Hussein is “not sure that she will necessarily say something too helpful to the PM”. He explains: “If she's asked, which somebody probably will ask her, ‘would she have stayed?’, she'll have to say ‘yes’. She will want to draw an internal point of difference.”
Cain says the D-Day decision wouldn’t have happened under his watch – “No, absolutely not” – and although campaigns are difficult, this blunder is “particularly difficult to understand”.
“When you're running a campaign that's on security, that's on defence, to then undermine your own credibility by making this decision to come back, especially for an interview that's so overtly political in a campaign, I think it's obviously a gross error of judgment.
“I imagine they'll be having a very tough day inside CCHQ today, and I'm sure they've got a lot of regret… But it's fundamentally the PM. The PM – it doesn't matter what he's advised – he should know where he needs to be in something like this. And he will have been given that advice from officials in Downing Street who are still doing their job.”

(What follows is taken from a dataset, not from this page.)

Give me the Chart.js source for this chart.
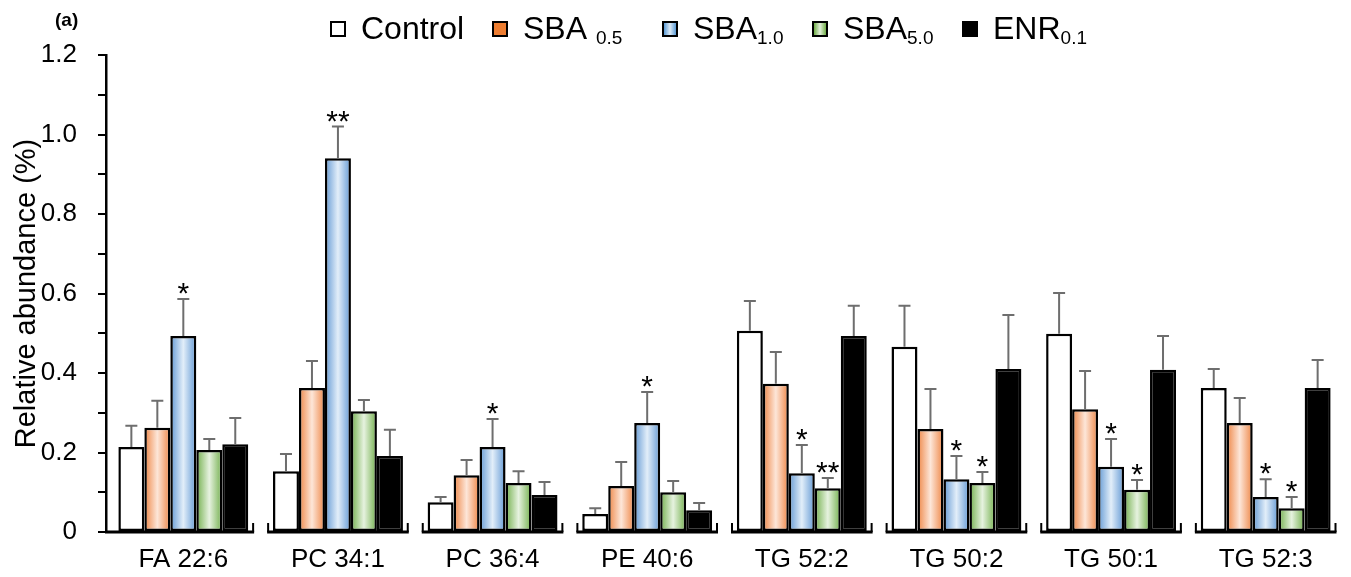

Hussein explains: “You do get into this bunker mentality, right? That happens more when you're on a campaign and you're constantly being fed data and looking at the polling and thinking, ‘we need to pivot here’.”
He continues: “But also the PM himself has a role in this, and can say, ‘actually, this is hugely important, and it's not disconnected to the campaign’. Let's be honest, if you're campaigning on a security ticket, and you're being squeezed by on the right by Reform, and the people you're trying to get to vote for you really care about this issue, there’s a question of judgment.”
And how will Rayner do? Theo Bertram, former adviser to Tony Blair and Gordon Brown, thinks Farage will try to paint his opponents as “liberal elite”, which “I don't think Angela Rayner fits neatly into”.
His biggest tip: take a leaf out of Ed Davey’s book. “He's having a fantastic campaign. That's partly because people see who they think he really is, and they see that through him having quite a lot of fun. TV debates are stressful, but it is possible to enjoy the debate and that comes across well.”